Keetac, the main employer in the West Range city of under 1,000 residents, was always the first mine to idle and the last to reopen throughout the last decade. Now, it’s one of the centerpiece items of the Nippon deal.
Still, the mine annually produces about 6 million tons of iron ore pellets for blast furnaces and might not be totally insulated from the company following through on its foreboding message of potential closures.
Minntac in Mountain Iron is the largest taconite mine in North America, annually producing 16 million net tons of iron ore. In the most dire stretches of the 2015 industry downturn and pandemic, the mine never fully idled, but might also have to reckon with fewer blast furnaces for its pellets, while union officials have accused U.S Steel of intentionally pivoting away from the practice to open the market to Nippon imports.
Officials at Nippon have reportedly engaged CFIUS to work around its concerns, offering to ensure a majority of Americans sit on the board governing its U.S. Steel operations, and have pledged to invest heavily in Mon Valley and keep headquarters based in Pittsburgh.
McCall and Millsap, the USW leaders, wrote that a “press release is not a contract” and the influx of new cash was a “last gasp and desperate attempt to save a merger on life support.”
A longer-term concern for local union leaders is how Nippon would negotiate a new contract, which is set to expire in 2026. The company said it would honor current contracts with the union and U.S. Steel, but the commitment reportedly comes with conditions allowing Nippon an escape route.
If the Biden administration ultimately moves to block the merger, the decision is certain to face litigation and a lengthy court battle. Both companies have significantly increased lobbying efforts in Washington, D.C., a sign neither is likely to walk away from the deal.

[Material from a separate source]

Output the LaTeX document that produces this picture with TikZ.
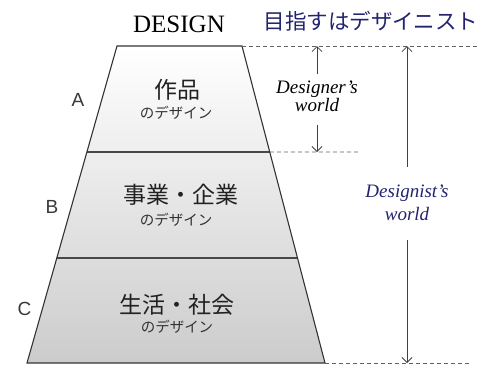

Cleveland-Cliffs, which attempted a takeover of its rival last year and essentially strong armed U.S. Steel to explore a sale, has continued to express interest in acquiring all or parts of the company. USW leadership has also doubled down on backing Cliffs and expressed it doesn’t want Nippon to own the company, or to return to the status quo of an independent U.S. Steel..
Cliffs would face a Department of Justice antitrust regulatory review should it ultimately prevail. Industry sources, speaking on background to describe a potential DOJ review, said the union’s close ties to the White House and Cliffs suggested the company could have entered the takeover process with a basic understanding of assets it would need to shed in order to gain approval.
On Thursday, following Burritt’s comments, Cliffs CEO Lourenco Goncalves lauded the Biden administration and offered to buy any union facilities shuddered by U.S. Steel.
“With the continued exclusive and unwavering support of the United Steelworkers union, and with ample financing support available from our bank group led by J.P. Morgan and Wells Fargo,” Goncalves said, “Cleveland-Cliffs stands ready to immediately acquire and invest in any and all union-represented assets that U.S. Steel shuts down, protecting union jobs and investing in the future livelihoods and communities in which the facilities operate.”